LISTED ENTRIES
━━━━━━━━━━━━━━━━

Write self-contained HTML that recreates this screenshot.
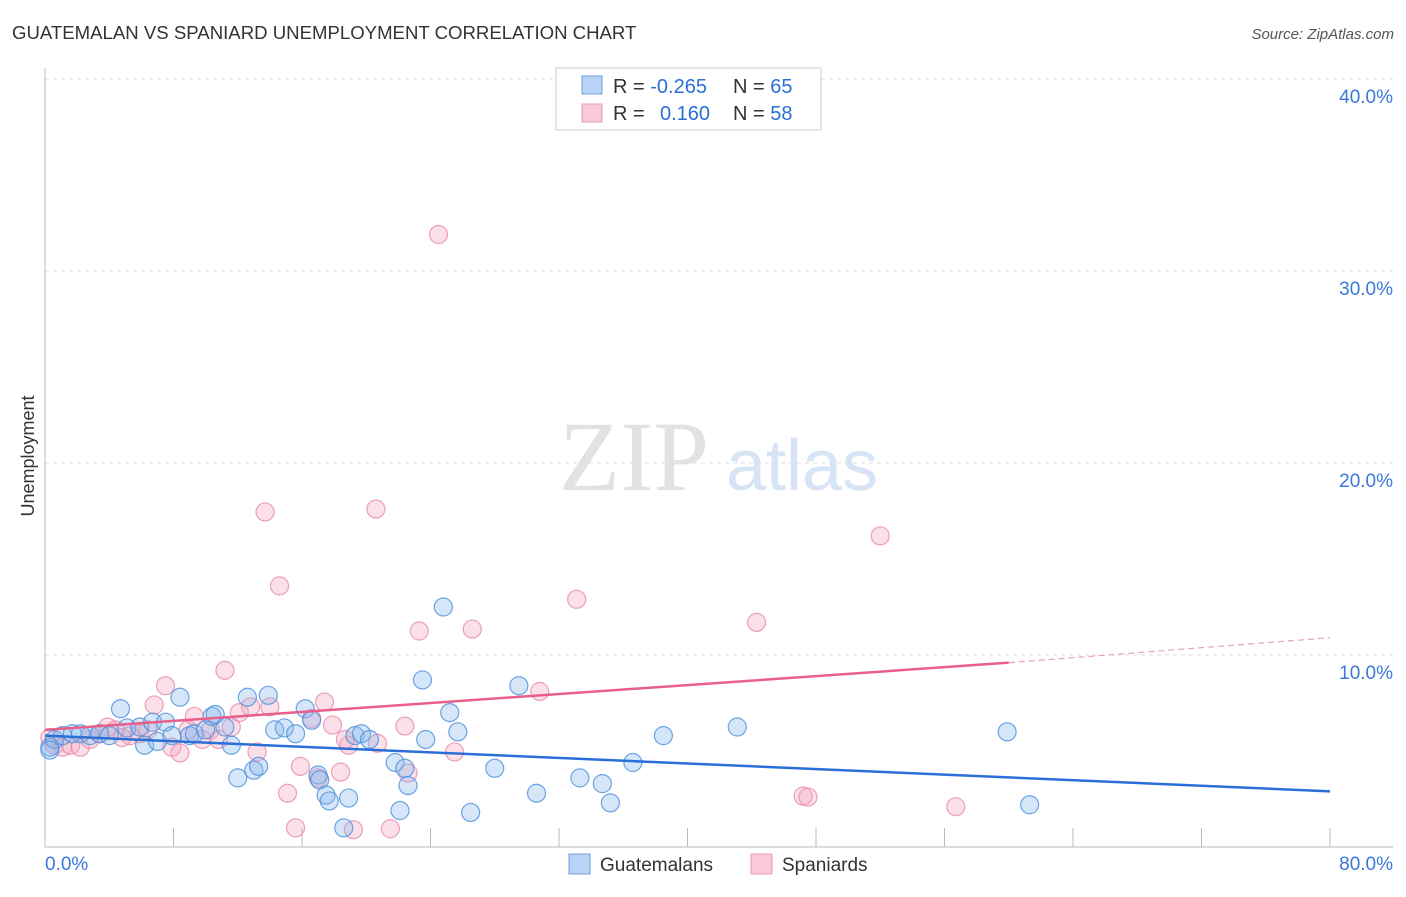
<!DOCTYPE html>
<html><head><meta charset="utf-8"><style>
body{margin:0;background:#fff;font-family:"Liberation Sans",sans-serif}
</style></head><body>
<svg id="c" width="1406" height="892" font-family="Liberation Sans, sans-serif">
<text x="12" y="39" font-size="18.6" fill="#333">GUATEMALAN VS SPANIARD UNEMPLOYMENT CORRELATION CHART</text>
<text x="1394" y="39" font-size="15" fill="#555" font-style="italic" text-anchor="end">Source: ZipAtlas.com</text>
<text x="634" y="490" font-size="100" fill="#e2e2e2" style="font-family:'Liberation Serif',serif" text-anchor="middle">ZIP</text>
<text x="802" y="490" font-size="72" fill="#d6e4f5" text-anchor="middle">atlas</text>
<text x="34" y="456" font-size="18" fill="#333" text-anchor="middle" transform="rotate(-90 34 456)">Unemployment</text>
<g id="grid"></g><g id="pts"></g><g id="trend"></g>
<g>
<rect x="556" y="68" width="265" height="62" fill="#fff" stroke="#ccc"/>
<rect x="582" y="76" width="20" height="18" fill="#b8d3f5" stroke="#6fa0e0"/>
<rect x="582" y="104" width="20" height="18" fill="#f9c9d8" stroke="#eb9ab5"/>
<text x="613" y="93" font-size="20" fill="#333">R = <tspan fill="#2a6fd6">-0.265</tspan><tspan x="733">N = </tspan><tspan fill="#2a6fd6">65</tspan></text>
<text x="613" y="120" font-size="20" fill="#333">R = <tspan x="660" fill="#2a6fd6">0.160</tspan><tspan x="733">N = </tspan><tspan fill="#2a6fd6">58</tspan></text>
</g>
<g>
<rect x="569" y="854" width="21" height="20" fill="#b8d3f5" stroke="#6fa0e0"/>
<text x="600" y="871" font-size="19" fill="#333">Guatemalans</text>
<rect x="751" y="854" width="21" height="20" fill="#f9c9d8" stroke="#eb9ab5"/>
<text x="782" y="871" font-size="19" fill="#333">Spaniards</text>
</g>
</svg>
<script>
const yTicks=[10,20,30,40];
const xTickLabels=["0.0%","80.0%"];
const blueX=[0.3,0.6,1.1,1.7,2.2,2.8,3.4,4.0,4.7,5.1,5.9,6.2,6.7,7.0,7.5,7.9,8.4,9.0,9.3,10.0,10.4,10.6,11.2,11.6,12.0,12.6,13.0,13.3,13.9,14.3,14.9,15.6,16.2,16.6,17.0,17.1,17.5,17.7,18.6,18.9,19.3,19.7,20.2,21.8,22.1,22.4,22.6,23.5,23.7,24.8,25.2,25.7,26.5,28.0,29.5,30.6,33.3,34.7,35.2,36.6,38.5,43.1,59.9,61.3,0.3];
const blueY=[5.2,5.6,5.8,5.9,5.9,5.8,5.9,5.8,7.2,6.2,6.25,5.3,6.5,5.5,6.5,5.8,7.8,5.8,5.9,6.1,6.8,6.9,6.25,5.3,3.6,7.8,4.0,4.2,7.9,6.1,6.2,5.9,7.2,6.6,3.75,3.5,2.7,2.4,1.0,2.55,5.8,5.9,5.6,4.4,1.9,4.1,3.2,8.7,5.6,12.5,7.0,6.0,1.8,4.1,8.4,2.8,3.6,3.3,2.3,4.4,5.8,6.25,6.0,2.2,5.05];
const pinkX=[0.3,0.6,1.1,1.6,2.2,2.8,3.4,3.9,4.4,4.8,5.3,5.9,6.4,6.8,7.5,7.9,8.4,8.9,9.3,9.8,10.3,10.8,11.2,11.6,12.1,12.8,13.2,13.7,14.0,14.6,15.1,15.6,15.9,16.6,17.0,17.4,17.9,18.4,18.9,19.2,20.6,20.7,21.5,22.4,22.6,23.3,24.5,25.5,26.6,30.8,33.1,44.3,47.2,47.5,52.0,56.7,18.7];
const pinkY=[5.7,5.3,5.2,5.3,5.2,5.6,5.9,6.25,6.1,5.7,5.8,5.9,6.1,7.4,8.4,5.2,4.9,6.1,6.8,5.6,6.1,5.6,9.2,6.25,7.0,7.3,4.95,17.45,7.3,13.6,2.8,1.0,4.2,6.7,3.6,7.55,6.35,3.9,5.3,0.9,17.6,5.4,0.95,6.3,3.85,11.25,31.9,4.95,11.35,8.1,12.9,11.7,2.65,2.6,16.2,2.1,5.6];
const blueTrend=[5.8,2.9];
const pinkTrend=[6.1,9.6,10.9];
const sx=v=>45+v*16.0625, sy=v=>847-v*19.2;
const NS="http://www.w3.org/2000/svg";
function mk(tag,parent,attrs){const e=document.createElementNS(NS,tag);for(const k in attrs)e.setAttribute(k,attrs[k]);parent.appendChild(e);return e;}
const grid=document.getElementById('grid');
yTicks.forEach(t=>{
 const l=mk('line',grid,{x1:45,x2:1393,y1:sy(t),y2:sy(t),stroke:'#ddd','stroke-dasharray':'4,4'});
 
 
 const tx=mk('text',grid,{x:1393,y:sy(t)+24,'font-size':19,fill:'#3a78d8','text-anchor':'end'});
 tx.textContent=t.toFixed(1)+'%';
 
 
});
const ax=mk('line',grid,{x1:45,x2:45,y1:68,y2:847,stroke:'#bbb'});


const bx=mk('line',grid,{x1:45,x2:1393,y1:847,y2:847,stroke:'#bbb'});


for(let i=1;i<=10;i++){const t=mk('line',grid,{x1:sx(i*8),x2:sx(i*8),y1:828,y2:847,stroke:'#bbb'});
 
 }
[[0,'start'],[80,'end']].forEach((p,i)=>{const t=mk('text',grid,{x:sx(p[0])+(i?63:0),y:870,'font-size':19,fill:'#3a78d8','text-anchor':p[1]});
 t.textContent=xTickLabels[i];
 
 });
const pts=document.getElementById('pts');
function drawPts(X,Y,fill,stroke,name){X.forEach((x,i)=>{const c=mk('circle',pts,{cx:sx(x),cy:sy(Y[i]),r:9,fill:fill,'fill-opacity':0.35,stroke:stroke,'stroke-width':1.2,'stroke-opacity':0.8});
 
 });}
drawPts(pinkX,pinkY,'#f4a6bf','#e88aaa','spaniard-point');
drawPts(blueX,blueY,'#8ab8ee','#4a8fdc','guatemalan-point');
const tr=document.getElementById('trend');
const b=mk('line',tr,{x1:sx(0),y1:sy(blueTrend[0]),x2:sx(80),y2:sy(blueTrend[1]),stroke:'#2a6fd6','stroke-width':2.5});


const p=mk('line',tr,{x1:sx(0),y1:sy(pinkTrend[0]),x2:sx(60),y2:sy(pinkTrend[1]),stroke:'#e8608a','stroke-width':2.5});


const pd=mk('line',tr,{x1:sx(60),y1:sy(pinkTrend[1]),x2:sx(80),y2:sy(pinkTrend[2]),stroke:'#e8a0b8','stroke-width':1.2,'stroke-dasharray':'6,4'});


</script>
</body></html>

━━━━━━━━━━━━━━━━

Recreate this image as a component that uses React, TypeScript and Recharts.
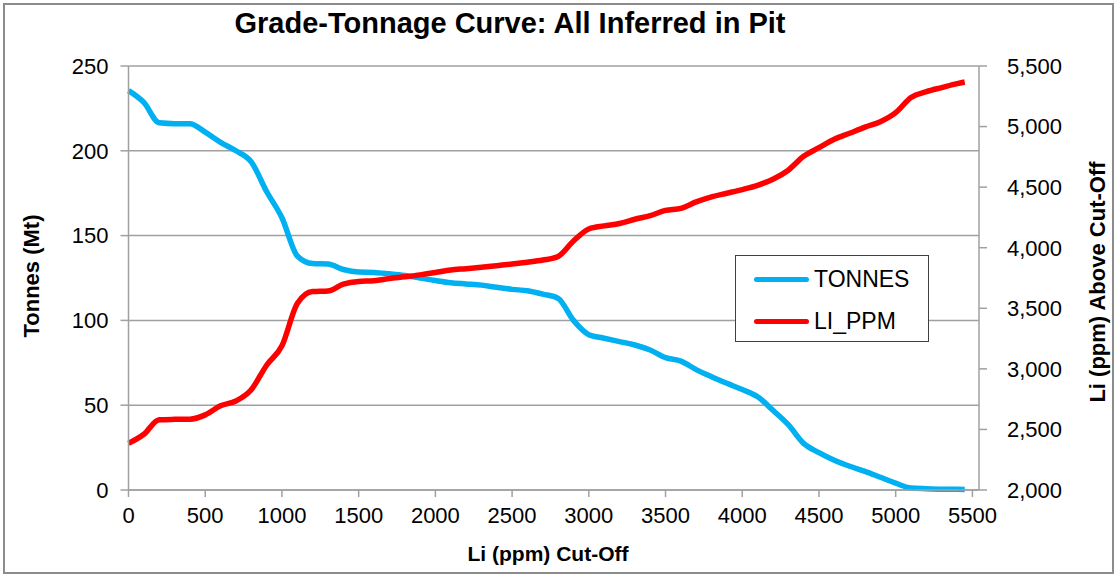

━━━━━━━━━━━━━━━━

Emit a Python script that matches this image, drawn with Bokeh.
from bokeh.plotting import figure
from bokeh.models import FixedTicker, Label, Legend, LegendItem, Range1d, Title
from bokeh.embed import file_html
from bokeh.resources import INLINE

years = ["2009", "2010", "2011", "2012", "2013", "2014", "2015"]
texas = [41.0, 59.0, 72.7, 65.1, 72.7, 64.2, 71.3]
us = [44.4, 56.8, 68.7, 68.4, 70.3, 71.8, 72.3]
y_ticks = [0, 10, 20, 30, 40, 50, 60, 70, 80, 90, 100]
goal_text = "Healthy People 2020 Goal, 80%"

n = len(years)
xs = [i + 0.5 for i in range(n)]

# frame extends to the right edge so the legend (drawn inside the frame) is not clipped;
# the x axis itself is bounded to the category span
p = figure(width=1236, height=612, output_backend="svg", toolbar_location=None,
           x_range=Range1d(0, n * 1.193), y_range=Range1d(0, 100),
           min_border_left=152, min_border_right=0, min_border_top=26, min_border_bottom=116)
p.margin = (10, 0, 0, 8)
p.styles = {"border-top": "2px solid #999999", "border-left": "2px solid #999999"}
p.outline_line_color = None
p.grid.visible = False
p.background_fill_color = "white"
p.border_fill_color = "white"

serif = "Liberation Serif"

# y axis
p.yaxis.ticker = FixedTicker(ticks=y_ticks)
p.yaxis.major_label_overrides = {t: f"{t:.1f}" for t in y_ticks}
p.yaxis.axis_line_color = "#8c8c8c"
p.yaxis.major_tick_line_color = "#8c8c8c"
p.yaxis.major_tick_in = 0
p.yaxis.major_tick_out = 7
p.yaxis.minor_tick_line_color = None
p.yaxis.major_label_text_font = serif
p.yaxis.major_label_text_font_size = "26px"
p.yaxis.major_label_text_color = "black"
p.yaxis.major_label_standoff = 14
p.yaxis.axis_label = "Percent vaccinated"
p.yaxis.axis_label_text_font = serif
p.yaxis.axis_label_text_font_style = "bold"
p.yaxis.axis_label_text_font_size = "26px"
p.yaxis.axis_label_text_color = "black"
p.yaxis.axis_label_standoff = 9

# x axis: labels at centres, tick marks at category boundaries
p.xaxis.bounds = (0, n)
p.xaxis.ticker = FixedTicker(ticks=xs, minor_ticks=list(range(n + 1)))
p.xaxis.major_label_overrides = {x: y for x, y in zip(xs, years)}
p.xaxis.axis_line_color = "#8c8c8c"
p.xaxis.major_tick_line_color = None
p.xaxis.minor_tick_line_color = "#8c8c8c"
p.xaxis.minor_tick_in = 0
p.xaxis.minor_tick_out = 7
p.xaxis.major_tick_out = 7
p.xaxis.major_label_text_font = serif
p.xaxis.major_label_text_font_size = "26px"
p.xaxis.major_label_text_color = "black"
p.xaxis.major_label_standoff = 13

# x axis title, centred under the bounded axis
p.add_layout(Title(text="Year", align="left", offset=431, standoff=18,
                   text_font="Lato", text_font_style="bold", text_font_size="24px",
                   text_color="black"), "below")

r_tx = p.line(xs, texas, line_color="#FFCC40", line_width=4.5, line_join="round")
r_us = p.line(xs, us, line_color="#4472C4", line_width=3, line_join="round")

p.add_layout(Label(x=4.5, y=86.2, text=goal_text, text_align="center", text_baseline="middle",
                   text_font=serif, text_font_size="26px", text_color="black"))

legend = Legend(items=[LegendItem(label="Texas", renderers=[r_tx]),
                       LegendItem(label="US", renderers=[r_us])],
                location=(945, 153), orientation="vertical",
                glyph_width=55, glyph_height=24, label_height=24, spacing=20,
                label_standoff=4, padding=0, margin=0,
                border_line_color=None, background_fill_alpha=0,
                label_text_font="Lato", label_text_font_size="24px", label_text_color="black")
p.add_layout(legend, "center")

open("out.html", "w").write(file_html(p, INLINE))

━━━━━━━━━━━━━━━━

WRITTEN REQUEST
Extract the lines from the line with "Emit a Python" to the line with "from bokeh.resources import INLINE", inclusive, reproducing them exactly and leaving out every other line.

THE RESULT
Emit a Python script that matches this image, drawn with Bokeh.
from bokeh.plotting import figure
from bokeh.models import FixedTicker, Label, Legend, LegendItem, Range1d, Title
from bokeh.embed import file_html
from bokeh.resources import INLINE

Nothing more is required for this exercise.